New Zealand filmmaker and jury president Jane Campion handed the top honor at Cannes to Ceylan for his three-hour long domestic drama about a retired actor running a remote hotel.

It is the first Turkish film to win the coveted award since 1982, when Yilmaz Guney was given the prize for "Yol", a portrayal of the country following the 1980 military coup.

Italian director Alice Rohrwacher was the runner-up, winning the festival's Grand Prix award for a movie about a poor family on a farm in Umbria.

French veteran filmmaker Jean-Luc Godard won the Jury Prize - the third-place award - for "Goodbye to Language", shared with Canadian Xavier Dolan for "Mommy".

The Best Director award went to American Bennett Miller for "Foxcatcher", a film based on the real-life murder of an Olympic wrestling champion by multi-millionaire John du Pont.
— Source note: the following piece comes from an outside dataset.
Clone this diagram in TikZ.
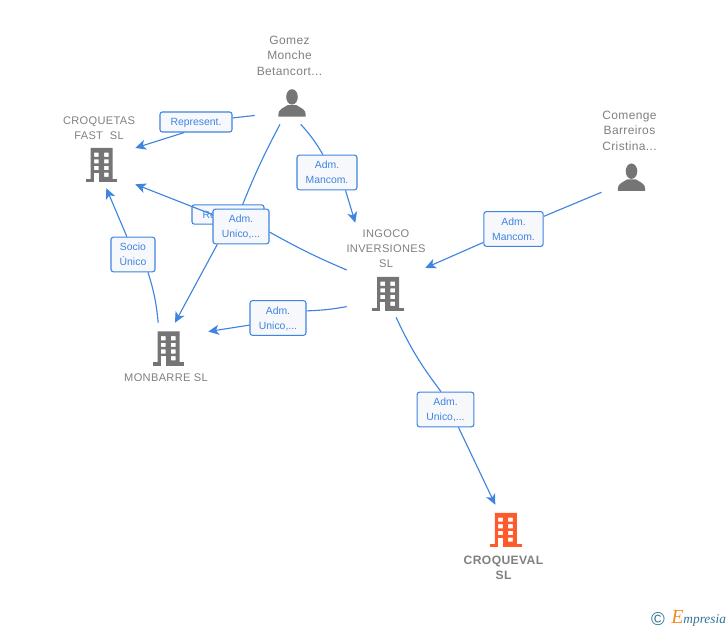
\documentclass[tikz,border=0pt]{standalone}
\usepackage{fontspec}
\setmainfont{Liberation Sans}
\newfontfamily\spacedfont[LetterSpace=3.0]{Liberation Sans}
\newfontfamily\logofont{Liberation Serif}
\usetikzlibrary{arrows.meta,backgrounds,positioning}

\definecolor{linkblue}{HTML}{3F84E0}
\definecolor{boxfill}{HTML}{F6F8FC}
\definecolor{labelgray}{HTML}{808080}
\definecolor{icongray}{HTML}{757575}
\definecolor{iconred}{HTML}{FF5A2B}
\definecolor{logoteal}{HTML}{2F7391}
\definecolor{logoorange}{HTML}{F58A1F}

\begin{document}
\begin{tikzpicture}[x=0.75pt,y=-0.75pt,font=\spacedfont,
link/.style={draw, color=linkblue, line width=0.85pt, >={Stealth[length=8pt,width=7.5pt,inset=2.2pt]}},
linkbox/.style={draw=linkblue, fill=boxfill, line width=0.8pt, rounded corners=1.8pt, align=center,
  text=linkblue, inner sep=0pt, text depth=0pt, font=\fontsize{7.8}{11.2}\selectfont},
entity/.style={draw=none, fill=none, inner sep=0pt},
person_label/.style={align=center, text=labelgray, inner sep=0pt, font=\spacedfont\fontsize{9}{11.6}\selectfont},
firm_label/.style={align=center, text=labelgray, inner sep=0pt, font=\spacedfont\fontsize{8.3}{11.3}\selectfont},
firm_bold/.style={firm_label, font=\spacedfont\bfseries\fontsize{9.1}{11.3}\selectfont},
building/.pic={
  \fill (-16,-3.5) rectangle (15.7,0);
  \fill[even odd rule] (-11,-34.5) rectangle (11,-3)
    foreach \wy in {-29.8,-23.2,-16.5} {(-7.6,\wy) rectangle ++(4.6,4.2) (2.4,\wy) rectangle ++(4.6,4.2)}
    (2.4,-9.8) rectangle ++(4.6,4.2);
  \fill[white] (-7.6,-9.8) rectangle (-3,-0.2);
},
person/.pic={
  \fill (0,-19.8) ellipse [x radius=5.8, y radius=7.7];
  \fill (-13.7,0) -- (-13.7,-2.5) .. controls (-13.5,-7.5) and (-9,-8.5) .. (-4.5,-11.5)
    -- (4.5,-11.5) .. controls (9,-8.5) and (13.5,-7.5) .. (13.7,-2.5) -- (13.7,0) -- cycle;
}]

   \useasboundingbox (0,0) rectangle (728,630);

   % invisible frames, the links stop at their borders
   \node[entity, minimum width=55.5pt, minimum height=66.8pt] at (292,79.5) (gomez) {};
   \node[entity, minimum width=54pt, minimum height=56.2pt] at (99,150.5) (croquetas) {};
   \node[entity, minimum width=58.5pt, minimum height=70.5pt] at (386,270) (ingoco) {};
   \node[entity, minimum width=63pt, minimum height=46.5pt] at (166,354) (monbarre) {};
   \node[entity, minimum width=60.8pt, minimum height=57.8pt] at (503.5,543.5) (croqueval) {};
   \node[entity, minimum width=45pt, minimum height=63pt] at (630,150) (comenge) {};

   % texts
   \node[person_label] at (289.5,55.5) (gomez_text) {Gomez\\Monche\\Betancort...};
   \node[person_label] at (629.5,130.5) (comenge_text) {Comenge\\Barreiros\\Cristina...};
   \node[firm_label] at (99,128) (croquetas_text) {CROQUETAS\\FAST\ \ SL};
   \node[firm_label] at (386,249) (ingoco_text) {INGOCO\\INVERSIONES\\SL};
   \node[firm_label] at (166,378) (monbarre_text) {MONBARRE SL};
   \node[firm_bold] at (503.5,568) (croqueval_text) {CROQUEVAL\\SL};

   % icons
   \pic[icongray] at (101.7,182.5) {building};
   \pic[icongray] at (388,311.5) {building};
   \pic[icongray] at (168.5,366) {building};
   \pic[iconred] at (505.8,547.3) {building};
   \pic[icongray] at (292,116.7) {person};
   \pic[icongray] at (631.5,191) {person};

   % link boxes
   \node[linkbox, minimum width=54pt, minimum height=15pt] at (196,122) (rep_a) {Represent.};
   \node[linkbox, minimum width=45pt, minimum height=26pt] at (327,172.5) (mancom_a) {Adm.\\Mancom.};
   \node[linkbox, minimum width=33pt, minimum height=26pt] at (133,254.5) (socio) {Socio\\Único};
   \node[linkbox, minimum width=54pt, minimum height=14.5pt] at (228,214.5) (rep_b) {Represent.};
   \draw [link,->] (rep_b.-45) to (croquetas.-43);
   \node[linkbox, minimum width=42pt, minimum height=26pt] at (241,226.5) (unico_a) {Adm.\\Unico,...};
   \node[linkbox, minimum width=42pt, minimum height=26pt] at (278,318) (unico_b) {Adm.\\Unico,...};
   \node[linkbox, minimum width=44.5pt, minimum height=26pt] at (513.5,229) (mancom_b) {Adm.\\Mancom.};
   \node[linkbox, minimum width=42.5pt, minimum height=26pt] at (445.5,409.5) (unico_c) {Adm.\\Unico,...};

   % links
   \begin{pgfonlayer}{background}
    \path [link] (gomez.224) edge (rep_a)
                 (gomez.281) edge [bend left=6] (mancom_a.103)
                 (gomez.255) edge [bend right=3] (unico_a.north)
                 (ingoco.west) edge [bend left=3] (unico_a.-11)
                 (ingoco.223) edge [bend left=4] (unico_b.14)
                 (monbarre.104) edge [bend right=6] (socio.-50)
                 (comenge.236) edge (mancom_b)
                 (ingoco.-78) edge [bend right=6] (unico_c.104);

    \draw [link,->] (rep_a.222) to (croquetas.4);
    \draw [link,->] (mancom_a.-44) to (ingoco.123);
    \draw [link,->] (unico_a.217) to (monbarre.74);
    \draw [link,->] (unico_b.194) to (monbarre.28);
    \draw [link,->] (socio.109) to (croquetas.-79);
    \draw [link,->] (mancom_b.204) to (ingoco.3);
    \draw [link,->] (unico_c.-54) to (croqueval.102);
   \end{pgfonlayer}

   % logo
   \node[inner sep=0pt, text=logoteal, font=\fontsize{14}{14}\selectfont] at (658,619) (logo_c) {©};
   \node[inner sep=0pt, anchor=base west, text=logoteal, font=\logofont\itshape\fontsize{10}{10}\selectfont] at (671,623)
     (logo_text) {{\color{logoorange}\fontsize{15}{15}\selectfont E}mpresia};

\end{tikzpicture}
\end{document}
British actor Timothy Spall claimed the Best Actor prize for his role in "Mr. Turner", a historical portrait of the famous painter JMW Turner directed by Mike Leigh. Spall practised painting for two years before starting to film.

British-American actress Julianne Moore won the Best Actress prize for her role as a shallow starlet in Canadian director David Cronenberg's Hollywood satire "Maps to the Stars".

The Best Screenplay award went to Russians Andrei Zvyagintsev and Oleg Negin for "Leviathan".

This year's Cannes International Film Festival, the most prestigious film festival in the world, was the 67th edition of the event.